我们听从地陪的向导,沿新藏公路的南路进入阿里山区。
这里是海拔四千公尺以上的高原,延途穿越雅鲁藏布江,越野车不时在河滩中前进,地势颠簸,一个早上我们就在水中、石块中度过。
下午,我们进入高山深谷中,路程更加辛苦。
「这里到底是哪里?地图上根本没有画出来。」
随著下车推车的次数增加,原本轻松愉快的队员,现在渐渐出现心跳加速及呼吸困难的现象。
我自认体力不错,所以一路上还可以应付,但是那三位老人家就不行了,一路抱怨连连。
如果还有力气抱怨,表示情况没有那么糟,所以我们并没有放慢脚步。
山上的空气虽然清新,却很稀薄,几个小时过後,我也开始头昏了。

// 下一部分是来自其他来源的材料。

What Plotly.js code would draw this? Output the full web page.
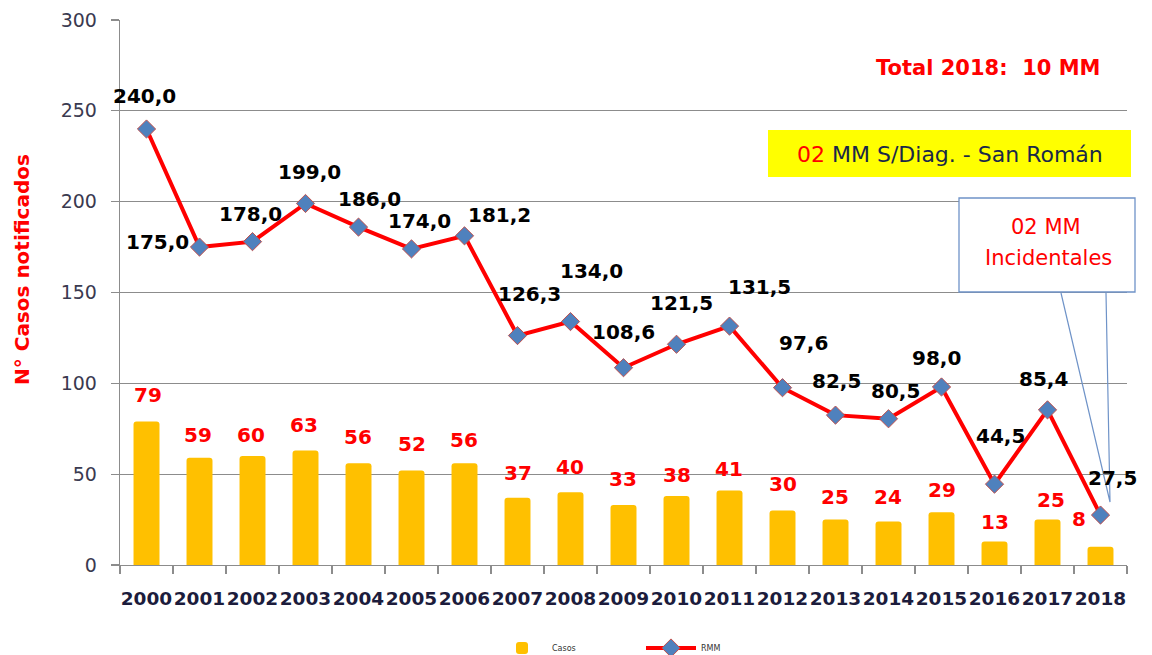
<!DOCTYPE html>
<html>
<head>
<meta charset="utf-8">
<script src="https://cdn.plot.ly/plotly-3.0.1.min.js"></script>
<style>html,body{margin:0;padding:0;background:#fff;}#chart{width:1152px;height:655px;}</style>
</head>
<body>
<div id="chart"></div>
<script>
// ---- data ----
const years = ['2000','2001','2002','2003','2004','2005','2006','2007','2008','2009','2010','2011','2012','2013','2014','2015','2016','2017','2018'];
const casos = [79,59,60,63,56,52,56,37,40,33,38,41,30,25,24,29,13,25,10];
const casosLabels = ['79','59','60','63','56','52','56','37','40','33','38','41','30','25','24','29','13','25','8'];
const rmm = [240.0,175.0,178.0,199.0,186.0,174.0,181.2,126.3,134.0,108.6,121.5,131.5,97.6,82.5,80.5,98.0,44.5,85.4,27.5];
const rmmLabels = rmm.map(v => v.toFixed(1).replace('.', ','));

// ---- label placement (pixel offsets, not data) ----
const rmmOff = [[-2,33],[-42,5],[-2,28],[4,31],[11,28],[8,28],[35,21],[12,42],[21,51],[0,36],[5,41],[30,39],[21,45],[1,34],[7,28],[-5,29],[6,48],[-4,31],[12,37]];
const casosOff = [[1,26],[-2,23],[-2,21],[-2,26],[-1,26],[0,27],[-1,23],[0,25],[-1,25],[-1,26],[0,21],[-1,22],[0,27],[-1,23],[-1,24],[0,22],[0,19],[3,20],[-22,28]];

const FONT = 'DejaVu Sans, Verdana, sans-serif';
const L = 120, R = 25, T = 20, B = 90, W = 1152, H = 655;
const pw = W - L - R, ph = H - T - B;
const px = X => (X - L) / pw;
const py = Y => (H - B - Y) / ph;

const idx = years.map((_, i) => i);
const bounds = years.concat(['']).map((_, i) => i - 0.5);

const traces = [
  {
    type: 'bar', name: 'Casos', x: idx, y: casos,
    marker: {color: '#ffc000', cornerradius: 3}, width: 0.49, xaxis: 'x', yaxis: 'y'
  },
  {
    type: 'scatter', mode: 'lines+markers', name: 'RMM', x: idx, y: rmm,
    line: {color: '#ff0000', width: 4},
    marker: {symbol: 'diamond', size: 14, color: '#4f81bd', line: {color: '#c0504d', width: 1}},
    xaxis: 'x', yaxis: 'y'
  },
  // invisible trace to activate the boundary-tick axis
  {type: 'scatter', x: [0], y: [0], xaxis: 'x2', yaxis: 'y', mode: 'markers',
   marker: {opacity: 0}, showlegend: false, hoverinfo: 'skip'}
];

const annotations = [];
idx.forEach(i => {
  annotations.push({
    x: i, y: rmm[i], xref: 'x', yref: 'y', text: rmmLabels[i], showarrow: false,
    xshift: rmmOff[i][0], yshift: rmmOff[i][1],
    font: {family: FONT, size: 20, color: '#000000', weight: 'bold'}
  });
  annotations.push({
    x: i, y: casos[i], xref: 'x', yref: 'y', text: casosLabels[i], showarrow: false,
    xshift: casosOff[i][0], yshift: casosOff[i][1],
    font: {family: FONT, size: 20, color: '#ff0000', weight: 'bold'}
  });
});
annotations.push({
  xref: 'paper', yref: 'paper', x: px(22), y: py(270), text: 'N° Casos notificados',
  textangle: -90, showarrow: false, xanchor: 'center', yanchor: 'middle',
  font: {family: FONT, size: 20, color: '#ff0000', weight: 'bold'}
});
annotations.push({
  xref: 'paper', yref: 'paper', x: px(988), y: py(68), text: 'Total 2018:&nbsp;&nbsp;10 MM',
  showarrow: false, xanchor: 'center', yanchor: 'middle',
  font: {family: FONT, size: 21, color: '#ff0000', weight: 'bold'}
});
annotations.push({
  xref: 'paper', yref: 'paper', x: px(950), y: py(154),
  text: '<span style="color:#ff0000">02</span> MM S/Diag. - San Román',
  showarrow: false, xanchor: 'center', yanchor: 'middle',
  font: {family: FONT, size: 22, color: '#1a2848'}
});
annotations.push({
  xref: 'paper', yref: 'paper', x: px(1046), y: py(227), text: '02 MM',
  showarrow: false, xanchor: 'center', yanchor: 'middle',
  font: {family: FONT, size: 21, color: '#ff0000'}
});
annotations.push({
  xref: 'paper', yref: 'paper', x: px(1048), y: py(258), text: 'Incidentales',
  showarrow: false, xanchor: 'center', yanchor: 'middle',
  font: {family: FONT, size: 21, color: '#ff0000'}
});

const shapes = [
  {type: 'rect', xref: 'paper', yref: 'paper', x0: px(768), x1: px(1131), y0: py(177), y1: py(130),
   fillcolor: '#ffff00', line: {width: 0}, layer: 'above'},
  {type: 'path', xref: 'paper', yref: 'paper',
   path: `M ${px(1061)} ${py(293)} L ${px(1110)} ${py(502)} L ${px(1106)} ${py(293)}`,
   line: {color: '#6f93c8', width: 1.2}, layer: 'above'},
  {type: 'rect', xref: 'paper', yref: 'paper', x0: px(959), x1: px(1135), y0: py(292), y1: py(198),
   fillcolor: '#ffffff', line: {color: '#6f93c8', width: 1.3}, layer: 'above'}
];

const layout = {
  width: W, height: H,
  margin: {l: L, r: R, t: T, b: B, pad: 0},
  paper_bgcolor: '#ffffff', plot_bgcolor: '#ffffff',
  font: {family: FONT},
  showlegend: true,
  legend: {orientation: 'h', xref: 'container', yref: 'container', x: 492 / W, y: (H - 648) / H,
           xanchor: 'left', yanchor: 'middle', itemwidth: 50, entrywidth: 84, entrywidthmode: 'pixels',
           font: {family: FONT, size: 8, color: '#333'}, bgcolor: 'rgba(0,0,0,0)'},
  xaxis: {
    type: 'linear', range: [-0.5, 18.5], autorange: false,
    tickmode: 'array', tickvals: idx, ticktext: years, tickangle: 0,
    showgrid: false, zeroline: false, showline: true, linecolor: '#8c8c8c', linewidth: 1.3,
    ticks: '', tickfont: {family: FONT, size: 18.5, color: '#1c1c3c', weight: 'bold'},
    ticklabelstandoff: 16, automargin: false, fixedrange: true
  },
  xaxis2: {
    type: 'linear', range: [-0.5, 18.5], autorange: false, overlaying: 'x', anchor: 'y', side: 'bottom',
    tickmode: 'array', tickvals: bounds, showticklabels: false,
    showgrid: false, zeroline: false, showline: false,
    ticks: 'outside', ticklen: 8, tickcolor: '#8c8c8c', tickwidth: 1.3,
    automargin: false, fixedrange: true
  },
  yaxis: {
    range: [0, 300], autorange: false, tickmode: 'array', tickvals: [0,50,100,150,200,250,300],
    showgrid: true, gridcolor: '#8c8c8c', gridwidth: 1.1,
    zeroline: false, showline: true, linecolor: '#8c8c8c', linewidth: 1.3,
    ticks: 'outside', ticklen: 8, tickcolor: '#8c8c8c', tickwidth: 1.3,
    tickfont: {family: FONT, size: 19, color: '#3a3a50'},
    ticklabelstandoff: 10,
    automargin: false, fixedrange: true
  },
  annotations: annotations,
  shapes: shapes
};

Plotly.newPlot('chart', traces, layout, {displayModeBar: false, staticPlot: true});
</script>
</body>
</html>
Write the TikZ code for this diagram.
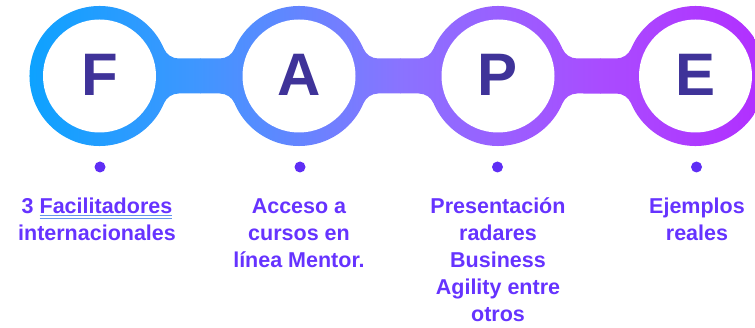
\documentclass[tikz,border=0pt]{standalone}
\usepackage{fontspec}
\setmainfont{Liberation Sans}
\usetikzlibrary{calc}
\definecolor{g0}{HTML}{0DA2FF}
\definecolor{g1}{HTML}{4096FF}
\definecolor{g2}{HTML}{8A73FF}
\definecolor{g3}{HTML}{A94CFF}
\definecolor{g4}{HTML}{B22EFF}
\definecolor{lettc}{HTML}{3F3399}
\definecolor{txtc}{HTML}{6633FF}
\definecolor{dotc}{HTML}{5F2EF5}
\definecolor{ulblue}{HTML}{6495ED}
\newcommand\dblul[1]{\setbox0\hbox{#1}\rlap{\color{ulblue}\rule[-3.4pt]{\wd0}{1pt}}\rlap{\color{ulblue}\rule[-5.8pt]{\wd0}{1pt}}\box0}
\begin{document}
\begin{tikzpicture}[x=1pt,y=1pt,
  letter/.style={text=lettc,font=\fontsize{60}{60}\selectfont\bfseries,anchor=base,inner sep=0pt},
  lbl/.style={text=txtc,font=\fontsize{21.5}{27}\selectfont\bfseries,align=center,anchor=base,inner sep=0pt},
  dot/.style={circle,fill=dotc,minimum size=11pt,inner sep=0pt}]
\useasboundingbox (0,0) rectangle (755,327);
\clip (0,0) rectangle (755,327);
\coordinate (c1) at (99.5,251);
\coordinate (c2) at (299,251);
\coordinate (c3) at (498,251);
\coordinate (c4) at (695.5,251);
\def\dx{79.207}
\begin{scope}
\clip ($(c1)+(-22.93:70)$)
  arc[start angle=-22.93,end angle=-337.07,radius=70]
  arc[start angle=202.93,end angle=270,radius=16]
  -- ($(c2)+(-\dx,17.5)$)
  arc[start angle=270,end angle=337.07,radius=16]
  arc[start angle=157.07,end angle=22.93,radius=70]
  arc[start angle=202.93,end angle=270,radius=16]
  -- ($(c3)+(-\dx,17.5)$)
  arc[start angle=270,end angle=337.07,radius=16]
  arc[start angle=157.07,end angle=22.93,radius=70]
  arc[start angle=202.93,end angle=270,radius=16]
  -- ($(c4)+(-\dx,17.5)$)
  arc[start angle=270,end angle=337.07,radius=16]
  arc[start angle=157.07,end angle=-157.07,radius=70]
  arc[start angle=22.93,end angle=90,radius=16]
  -- ($(c3)+(\dx,-17.5)$)
  arc[start angle=90,end angle=157.07,radius=16]
  arc[start angle=-22.93,end angle=-157.07,radius=70]
  arc[start angle=22.93,end angle=90,radius=16]
  -- ($(c2)+(\dx,-17.5)$)
  arc[start angle=90,end angle=157.07,radius=16]
  arc[start angle=-22.93,end angle=-157.07,radius=70]
  arc[start angle=22.93,end angle=90,radius=16]
  -- ($(c1)+(\dx,-17.5)$)
  arc[start angle=90,end angle=157.07,radius=16]
  -- cycle;
\shade[left color=g0,right color=g1] (28,170) rectangle (200.5,330);
\shade[left color=g1,right color=g2] (200,170) rectangle (400.5,330);
\shade[left color=g2,right color=g3] (400,170) rectangle (600.5,330);
\shade[left color=g3,right color=g4] (600,170) rectangle (768,330);
\end{scope}
\foreach \c in {c1,c2,c3,c4} \fill[white] (\c) circle[radius=56.5];
\node[letter] (lF) at (99.5,231) {F};
\node[letter] (lA) at (299,231) {A};
\node[letter] (lP) at (498,231) {P};
\node[letter] (lE) at (695.5,231) {E};
\node[dot] (d1) at (100,160) {};
\node[dot] (d2) at (300,160) {};
\node[dot] (d3) at (497.5,160) {};
\node[dot] (d4) at (696.5,160) {};
\node[lbl] (t1) at (97,87) {3 \dblul{Facilitadores}\\internacionales};
\node[lbl] (t2) at (299,60) {Acceso a\\cursos en\\línea Mentor.};
\node[lbl] (t3) at (498,6) {Presentación\\radares\\Business\\Agility entre\\otros};
\node[lbl] (t4) at (697,87) {Ejemplos\\reales};
\end{tikzpicture}
\end{document}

我想要好好的呼吸一次,於是用力深吸一口气,胸部却刺痛起来,痛得我用力乾咳。
天色渐渐暗了下来,距离下一个休息站还有一公里。
两位藏胞用口音很重的普通话告诉我们,前面的草原地势平坦,有游牧人留下的帐蓬,我们可以在那里过夜。
又一次,车子的轮胎卡在砂堆里,整个陷住,越是发动,陷得越深。前辈和我到附近草堆里找石块,准备放在轮胎前面,当作支撑。我回头看著稍有落後的前辈,突然发现他的脸色惨白,眼神呆滞。
「前辈?你还好吗?加油啊!前面就可以休息了。」
结果,前辈身形一软,整个人倒了下去。
「学长!快来!前辈流鼻血了!」
学长大声呼叫正在开车的藏胞,赶紧跑过来,让前辈仰著头,躺在地面。
我看著前辈失去意识,不知道该怎么处理眼前的情况,这是不是就是高山症?
「君威,去车上拿医药箱!要快!」
「好!」
要快!要快!我快速把医药箱拿过去,留在原地等他们处理完毕。
天色越来越暗,我站在风中,渐渐冷了起来。
我想找个石壁挡风,於是慢慢退後,结果,後脚一个踩空,整个人向後倒去。但是身後完全没有依靠,我吓得失去平衡,惊叫一声。
「学长!学长!」
我看不到路面,好像腾空飞起来。
事实上,我正在坠落。
我挥舞双手,想要拨开空气飞起来。
让我飞起来!
若是能抓住什么就好了,小草也好,树根也好。
突然,有人在空中握住了我的手腕。
是学长!
「学长!救我!」
「你这家伙,我老远就看到你快要掉下去了!」
我抬头看到学长的头发凌乱不堪,看来他全身都扑在地上了。
学长的手指紧紧地扣住我的左手手腕骨,就在我的手表上,表带刚好卡住我们交握的部分。
「两只手……两只手都给我!」
「学长!我抓不到你……」
我掉到一处陡峭的山壁里,除了学长的手,身体悬在半空中,不停摇摆。
我努力的想要保持不动,但是左肩承受我全部的体重,像是快要断了一样,无法顺利举起另一只手。
「别往下看!他们快来帮忙了!」
我正在下滑,我已经可以看到学长的上半身了。
他们怎么这么慢?学长快被我拉下来了!到时候连我也会一起掉落。
心脏跳得好厉害,我好怕就这么掉下去,刚才我偷偷看了一眼,下面根本是漆黑一片。
「学长……你别放手啊……」
「你放心,他们抓住我的脚了……」
「君威!我来帮你!」
领队带著其中一位藏胞,打算伸手抓住我。
刚才下坠的速度太快,我已经离地面很远了,领队虽然尽可能地伸长了手,却还有一段距离。
快呀!想想办法吧!
「君威!要撑著!」
我感觉到学长的手臂颤抖,而且开始流汗。
学长利用他们抓住他的脚往下滑,学长已经用两只手抓住我了。
「学长……往上拉!叫他们往上拉……」
眼看学长快要被我拉下来,我们就要一起葬身谷底了,我急忙指挥。
终於,我有了上升的趋势。
可是我觉得我的手腕上的表带,有点异状。
「学长?」
还来不及说什么,表带竟然断了!
我们顿时失去彼此间重要的连接,沉重的身体逼得我滑开学长的手,急速坠落。
随著我们的距离越拉越远,我害怕得紧闭双眼。